New studies show that marijuana legalization has not enticed more teens to smoke pot or led to harder drug experimentation. One argument against legalization of marijuana has been concern over whether it would cause many teenagers and young adults to become pot smokers and be a path to dangerous drug use. Thus far, this fear has not become reality.
Currently, 21 states and the District of Columbia have laws that permit marijuana use for medical purposes. Between 2004 and 2011, a national survey of the effects of Medical Marijuana Laws (MML) on 12-20 year olds was compared with those 21 years and older. These results were compared to states that did not allow medical marijuana. The study was recently published in the National Bureau of Economic Research.
MMLs had no discernible impact on hard drug use in either age group.
Furthermore, adolescents have not started using pot more than they did in the past 20 years according to a report published online in the Journal of Adolescent Health. There were “no statistically significant differences in marijuana use before and after policy change for any state pairing,“ said Esther Choo, lead author on the report.

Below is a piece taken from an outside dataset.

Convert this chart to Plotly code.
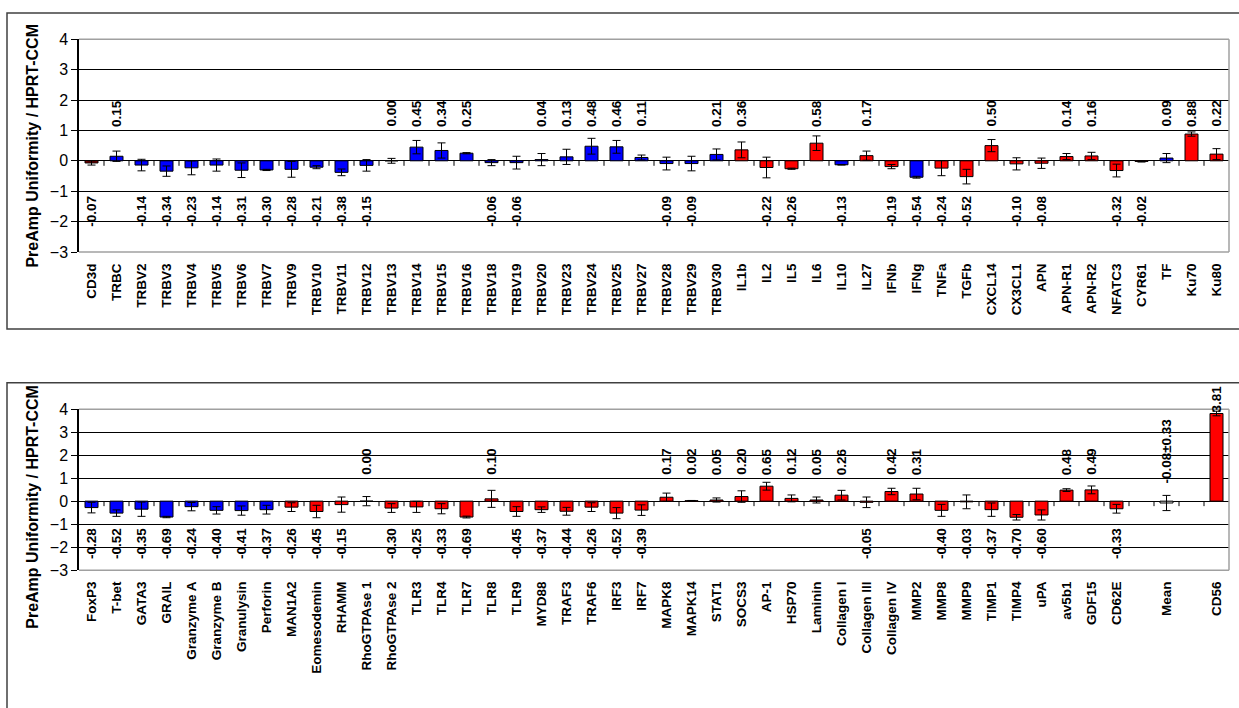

There seems to be no effect on marijuana drug use by young people in states that have legalized medical use. Continuing and new studies are supporting these results. Rather, indications show that there is “nearly zero year-to-year change in marijuana use among teens.”
This information should come as a relief to parents and others concerned about marijuana as a “gateway” drug. Marijuana legalization has not caused rampart drug use across America, nor is it likely to be a gateway to hard drug use. This does not mean that pot is safe for the developing mind though, and this is perhaps what education should focus on in the future.